Microsoft Patches Publicly Disclosed IE, Edge Vulnerabilities

Microsoft patched a half-dozen critical browser vulnerabilities that have been publicly disclosed, but apparently not used in attacks as of yet.

Microsoft today patched a half-dozen critical browser vulnerabilities that have been publicly disclosed, but apparently not used in attacks as of yet.

The critical Internet Explorer and Microsoft Edge bulletins are among six released today, along with six others with a severity rating of important. Today’s patches cap off a year in which there was a 15 percent increase in the number of Microsoft security bulletins, according to research from Qualys.

“Out of more than 3 billion scans that Qualys performs each year we saw an increase of about 20% in the total number of Microsoft vulnerabilities,” said Amol Sarwate, director of Qualys Vulnerability Labs.

The Edge bulletin, MS16-145, patches 11 vulnerabilities, most of which are remote code execution vulnerabilities. The three publicly disclosed vulnerabilities, however, are two information disclosure bugs (CVE-2016-7206 and CVE-2016-7282) and a security feature bypass (CVE-2016-7281). The security feature bypass exists because of the way the browser applies the Same Origin Policy for scripts running inside Web Workers, Microsoft said. The Same Origin Policy prevents browsers from running scripts and accessing content that doesn’t originate from the same site.

The Edge bulletin also patches seven memory corruption vulnerabilities that lead to remote code execution; two are in the browser and five are in Microsoft scripting engines.

The IE bulletin, MS16-144, also includes fixes for four vulnerabilities also patched in Microsoft Edge; eight flaws are patched in total. Two of the three publicly disclosed Edge bugs were also found in IE, while the third publicly available bug, CVE-2016-7202, is a memory corruption vulnerability in the scripting engine. Microsoft said none of the available bugs have been used in attacks.

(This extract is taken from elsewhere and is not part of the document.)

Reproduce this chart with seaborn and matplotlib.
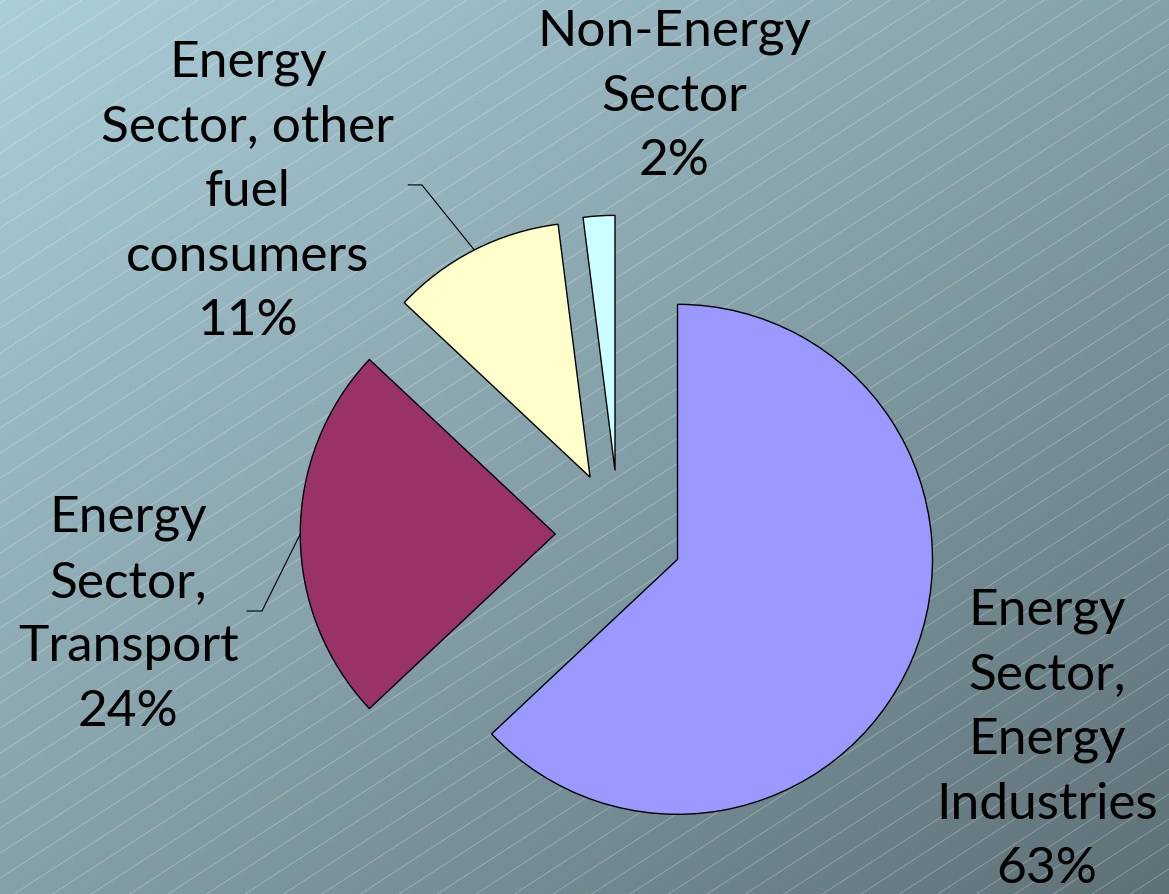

The remaining critical bulletins start with MS16-146, an update for the Microsoft Graphics Component. It includes patches for two remote code execution vulnerabilities and an information disclosure bug in Windows GDI that can be exploited online or by convincing a victim to open a document containing the exploit. MS16-147 takes care of a single remote code execution flaw in Microsoft Uniscribe, Windows services that render Unicode text. MS16-148, meanwhile, is a critical Office bulletin that patches 16 vulnerabilities. The flaws put Office users at risk for remote code execution; the bulletin patches information disclosure, security feature bypass, memory corruption and elevation of privilege vulnerabilities.

Two kernel updates, both rated important in severity, also merit some attention. MS16-150 patches a privilege escalation vulnerability that could allow an attacker to violate Virtual Trust Levels, an isolation and exploit mitigation feature. Microsoft said Windows Secure Kernel Mode fails to handle objects in memory properly, and a local attacker could run a crafted application on a targeted system to exploit the flaw.

“We’re increasingly using software defined controls like virtualization for segmentation and isolation of workloads, applications, and data,” said Bobby Kuzma, Core Security systems engineer. “As these capabilities become a core aspect of the operating systems architecture, it deserves increased scrutiny of research into bypasses for those mitigations.”

MS16-152 patches a kernel level information disclosure vulnerability which is triggered because of the way the Windows kernel handles certain page fault system calls. A local attacker would need to be authenticated to carry out this attack, but could force the vulnerable system to disclose information from one process to another, Microsoft said.

“Remote code execution exploits require information on the relative location of different constructs in memory. Technologies that randomize that layout serve to make the attackers job harder. A successful modern RCE requires two vulnerabilities: one to leak information on where the parts an attacker needs to overwrite, and a second to do the actual overwrite in memory that leads to the code execution,” Kuzma said. “By closing off a potential information disclosure vulnerability, that removes it from contention for attackers down the road, making for a more hardened attack surface.”

Microsoft also patched a .NET vulnerability it rates as important in severity that has also been publicly disclosed. MS16-155 affects .NET 4.6.2 Framework’s Data Provider for SQL Server. An exploit could allow an attacker to access information protected by the Always Encrypted feature, Microsoft said.

The remaining vulnerabilities were rated important by Microsoft:

  • MS16-149 patches an information disclosure and elevation of privileges vulnerability in Windows Crypto Driver and Windows Installer, respectively.
  • MS16-151 patches two elevation of privilege flaws in Windows Kernel-Mode Drivers.
  • MS16-153 patches a single information disclosure vulnerability in the Windows Common Log File System Driver.